What we have witnessed over the past twelve months, the ICE raids, Elon Musk gutting vital services, the cold demise of Charlie Kirk on a sunny day in Utah, the ongoing investigation into the Epstein Files, the malignant, narcissistic Authoritarian who wants to be President, and the government in overall turmoil. These are all symptoms of a defective Democracy one whose load bearing pillars of ideals are now rusting and thinning. Heaving left and right. The deepest convictions of what we were taught in grade school are the roots that need tended to so badly otherwise the whole platform might topple over.
A year later, leaning heavily up against the abstract of the flawed Democracy, many of our old dinosaurs are grasping tenaciously to the ass of the system that used to benefit old dinosaurs. It just so happens that some of those older dinosaurs are wealthy, greedy and evil. They have occupied a life where their money can control their environment. A few age brackets forward and that entitled mindset grows exponentially. The need to control will leak into dropping cash in all directions in order to buy official policies and influence from political leaders. What looks like a greater good solution falls into extremisms, according to both parties it seems. The Democracy is apparently absent.

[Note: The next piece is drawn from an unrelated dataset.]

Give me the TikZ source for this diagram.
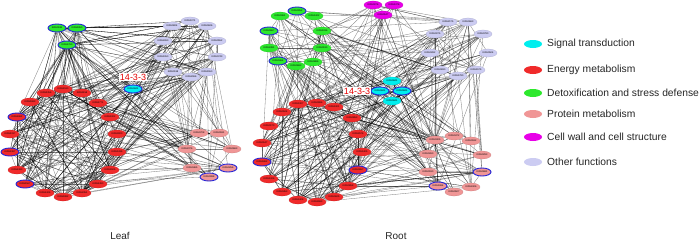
\documentclass[tikz,border=0pt]{standalone}
\usepackage{fontspec}
\setmainfont{Liberation Sans}
\usetikzlibrary{shapes.geometric,backgrounds}
\pgfdeclarelayer{paper}
\pgfsetlayers{paper,background,main}
\definecolor{cSig}{RGB}{0,238,238}
\definecolor{cEn}{RGB}{240,42,42}
\definecolor{cDet}{RGB}{45,232,45}
\definecolor{cPro}{RGB}{240,150,150}
\definecolor{cCell}{RGB}{232,0,232}
\definecolor{cOth}{RGB}{204,204,242}
\definecolor{cBlue}{RGB}{35,35,215}
\tikzset{
 kog/.style={ellipse, minimum width=18pt, minimum height=8pt, inner sep=0pt,
   font=\fontsize{2.4}{3}\selectfont, text=black},
 sig/.style={kog, fill=cSig, draw=cSig!85!black, line width=0.25pt},
 en/.style={kog, fill=cEn, draw=cEn!85!black, line width=0.25pt},
 det/.style={kog, fill=cDet, draw=cDet!85!black, line width=0.25pt},
 pro/.style={kog, fill=cPro, draw=cPro!85!black, line width=0.25pt},
 cel/.style={kog, fill=cCell, draw=cCell!85!black, line width=0.25pt},
 oth/.style={kog, fill=cOth, draw=cOth!85!black, line width=0.25pt},
 sigb/.style={sig, draw=cBlue, line width=0.9pt},
 enb/.style={en, draw=cBlue, line width=0.9pt},
 detb/.style={det, draw=cBlue, line width=0.9pt},
 prob/.style={pro, draw=cBlue, line width=0.9pt},
 edge/.style={draw=black, line width=0.32pt, opacity=0.5},
 legdot/.style={ellipse, minimum width=18pt, minimum height=8pt, inner sep=0pt},
 legtxt/.style={anchor=west, font=\fontsize{10.3}{12}\selectfont, text=black!85, inner sep=0pt},
 tagtxt/.style={fill=white, text=red!90!black, font=\fontsize{9}{10}\selectfont, inner sep=0.6pt},
 captxt/.style={font=\fontsize{10}{12}\selectfont, text=black!85},
}
\begin{document}
\begin{tikzpicture}[x=1pt,y=-1pt]
\useasboundingbox (0,0) rectangle (700,241);
\begin{pgfonlayer}{paper}
\fill[white] (0,0) rectangle (700,241);
\end{pgfonlayer}
% ---------------- Leaf network ----------------
\foreach \n/\x/\y/\s/\t in {
 L1/57/28/detb/KOG0911, L2/77/28/detb/KOG0850, L3/67/45/detb/KOG1760,
 L4/190/21/oth/KOG1071, L5/172/26/oth/KOG0824, L6/207/26/oth/KOG0626,
 L7/163/41/oth/KOG2260, L8/217/41/oth/KOG0552, L9/163/57/oth/KOG1050,
 L10/217/57/oth/KOG0743, L11/173/72/oth/KOG0118, L12/207/72/oth/KOG1550,
 L13/191/77/oth/KOG2066,
 L14/133/89/sigb/KOG0841,
 L15/63/89/en/KOG1530, L16/46/93/en/KOG2356, L17/82/93/en/KOG1158,
 L18/30/102/en/KOG0683, L19/98/103/en/KOG1771, L20/17/117/enb/KOG1862,
 L21/110/117/en/KOG1322, L22/10/134/en/KOG2317, L23/117/134/en/KOG3000,
 L24/10/152/enb/KOG1367, L25/117/152/en/KOG1436, L26/17/170/en/KOG4383,
 L27/110/170/en/KOG1505, L28/25/184/enb/KOG0567, L29/98/184/en/KOG1490,
 L30/45/193/en/KOG1426, L31/63/197/en/KOG0882, L32/82/193/en/KOG2351,
 L33/199/133/pro/KOG0708, L34/219/133/pro/KOG0181, L35/187/149/pro/KOG2376,
 L36/232/149/pro/KOG0663, L37/192/168/pro/KOG0465, L38/228/168/prob/KOG0256,
 L39/209/177/prob/KOG0088}
 {\node[\s] (\n) at (\x,\y) {\t};}
% ---------------- Root network ----------------
\foreach \n/\x/\y/\s/\t in {
 R1/297/11/detb/KOG0052, R2/280/16/det/KOG0361, R3/314/16/det/KOG1422,
 R4/269/31/detb/KOG0967, R5/322/31/det/KOG1036, R6/269/48/det/KOG2491,
 R7/322/48/det/KOG0130, R8/278/61/detb/KOG0464, R9/296/66/det/KOG0683,
 R10/313/62/det/KOG0886,
 R11/373/5/cel/KOG0076, R12/394/5/cel/KOG1376, R13/383/15/cel/KOG0147,
 R14/448/22/oth/KOG2175, R15/468/22/oth/KOG0663, R16/435/34/oth/KOG0075,
 R17/483/34/oth/KOG0780, R18/430/53/oth/KOG0282, R19/488/53/oth/KOG0504,
 R20/440/70/oth/KOG0830, R21/476/70/oth/KOG1575, R22/458/76/oth/KOG1780,
 R23/392/81/sig/KOG0841, R24/380/91/sigb/KOG0841, R25/402/91/sigb/KOG0841,
 R26/392/101/sig/KOG0841,
 R27/298/104/en/KOG1307, R28/317/103/en/KOG0986, R29/334/107/en/KOG1301,
 R30/282/112/en/KOG0524, R31/352/118/en/KOG0853, R32/269/126/en/KOG0170,
 R33/358/134/en/KOG2576, R34/262/143/en/KOG0147, R35/362/152/en/KOG1405,
 R36/262/162/enb/KOG1862, R37/358/170/enb/KOG0657, R38/269/179/en/KOG1326,
 R39/348/186/en/KOG0858, R40/282/192/en/KOG0453, R41/298/200/en/KOG1406,
 R42/317/202/en/KOG2683, R43/334/197/en/KOG0625,
 R44/454/136/pro/KOG0472, R45/435/140/pro/KOG0305, R46/471/141/pro/KOG0182,
 R47/428/154/pro/KOG0260, R48/482/155/pro/KOG0293, R49/428/172/pro/KOG0190,
 R50/482/172/prob/KOG0681, R51/438/186/prob/KOG1984, R52/454/192/pro/KOG0507,
 R53/471/187/pro/KOG2426}
 {\node[\s] (\n) at (\x,\y) {\t};}
% ---------------- connectors ----------------
\begin{pgfonlayer}{background}
\pgfmathsetseed{4711}
% leaf: energy - energy
\foreach \k in {1,...,130}{
  \pgfmathrandominteger{\a}{15}{32}\pgfmathrandominteger{\b}{15}{32}
  \pgfmathtruncatemacro{\b}{\b==\a ? (\a==15 ? 16 : 15) : \b}
  \draw[edge] (L\a) -- (L\b);}
% leaf: energy - others
\foreach \k in {1,...,170}{
  \pgfmathrandominteger{\a}{15}{32}\pgfmathrandominteger{\b}{1}{21}
  \pgfmathtruncatemacro{\b}{\b>14 ? \b+18 : \b}
  \draw[edge] (L\a) -- (L\b);}
% leaf: detox hubs
\foreach \k in {1,...,45}{
  \pgfmathrandominteger{\a}{1}{3}\pgfmathrandominteger{\b}{4}{39}
  \draw[edge] (L\a) -- (L\b);}
% leaf: others - others
\foreach \k in {1,...,70}{
  \pgfmathrandominteger{\a}{1}{21}\pgfmathrandominteger{\b}{1}{21}
  \pgfmathtruncatemacro{\a}{\a>14 ? \a+18 : \a}
  \pgfmathtruncatemacro{\b}{\b>14 ? \b+18 : \b}
  \pgfmathtruncatemacro{\b}{\b==\a ? (\a==1 ? 2 : 1) : \b}
  \draw[edge] (L\a) -- (L\b);}
% root: energy - energy
\foreach \k in {1,...,80}{
  \pgfmathrandominteger{\a}{27}{43}\pgfmathrandominteger{\b}{27}{43}
  \pgfmathtruncatemacro{\b}{\b==\a ? (\a==27 ? 28 : 27) : \b}
  \draw[edge] (R\a) -- (R\b);}
% root: energy - others
\foreach \k in {1,...,180}{
  \pgfmathrandominteger{\a}{27}{43}\pgfmathrandominteger{\b}{1}{36}
  \pgfmathtruncatemacro{\b}{\b>26 ? \b+17 : \b}
  \draw[edge] (R\a) -- (R\b);}
% root: others - others
\foreach \k in {1,...,130}{
  \pgfmathrandominteger{\a}{1}{36}\pgfmathrandominteger{\b}{1}{36}
  \pgfmathtruncatemacro{\a}{\a>26 ? \a+17 : \a}
  \pgfmathtruncatemacro{\b}{\b>26 ? \b+17 : \b}
  \pgfmathtruncatemacro{\b}{\b==\a ? (\a==1 ? 2 : 1) : \b}
  \draw[edge] (R\a) -- (R\b);}
\end{pgfonlayer}
% ---------------- labels ----------------
\node[tagtxt] (t1) at (133,77) {14-3-3};
\node[tagtxt] (t2) at (357,91) {14-3-3};
\node[captxt] (leaf) at (120,236) {Leaf};
\node[captxt] (root) at (396,236) {Root};
% ---------------- legend ----------------
\foreach \i/\y/\c/\t in {1/44/cSig/Signal transduction, 2/70/cEn/Energy metabolism,
  3/93/cDet/Detoxification and stress defense, 4/114/cPro/Protein metabolism,
  5/137/cCell/Cell wall and cell structure, 6/162/cOth/Other functions}
 {\node[legdot, fill=\c] (k\i) at (533,\y) {};
  \node[legtxt] (d\i) at (547,\y) {\t};}
\end{tikzpicture}
\end{document}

So, this moment forward how can we find the escape button for the grim and overcast present? What clues must we discover in order to free ourselves from this particular panic room? People who are mesmerized now and then enjoy being ensconced in illusion. I am certain it has to be quite the high, not having to think for themselves or be able to ingest new information and adjust one’s view appropriately. That is a major hurdle in these times where it seems there are multiple realities existing on top of each other. The people of The Democracy still have the power to shape a hopeful future. Perhaps we should take a cue from our high school civics class and handle things civically for a change? Unhook ourselves from the large, raw politics and find common issue locally? It has been said that freedom requires responsibility. Personally, I like ol’ Jello Biafra’s viewpoint of “blowtorches up the ass” of our elected officials. Which means instead of hitting the polls and jerking off random levers in the booth, then heading home to fall asleep for the next four years can no longer be the national habit. We The People shall apply pressure to those elected until we see that the job is done. Also, learn not to buy all of the homogenated propaganda rubbish. That is our obligation to The Democracy. To root out all of the dunces and receive them just as they are, then tend to the cooperative calm. To constantly remind our “leaders,” and I use that term loosely, that we shall stand to ring the bell to declare that we are still stewards of the collective destiny. Amen.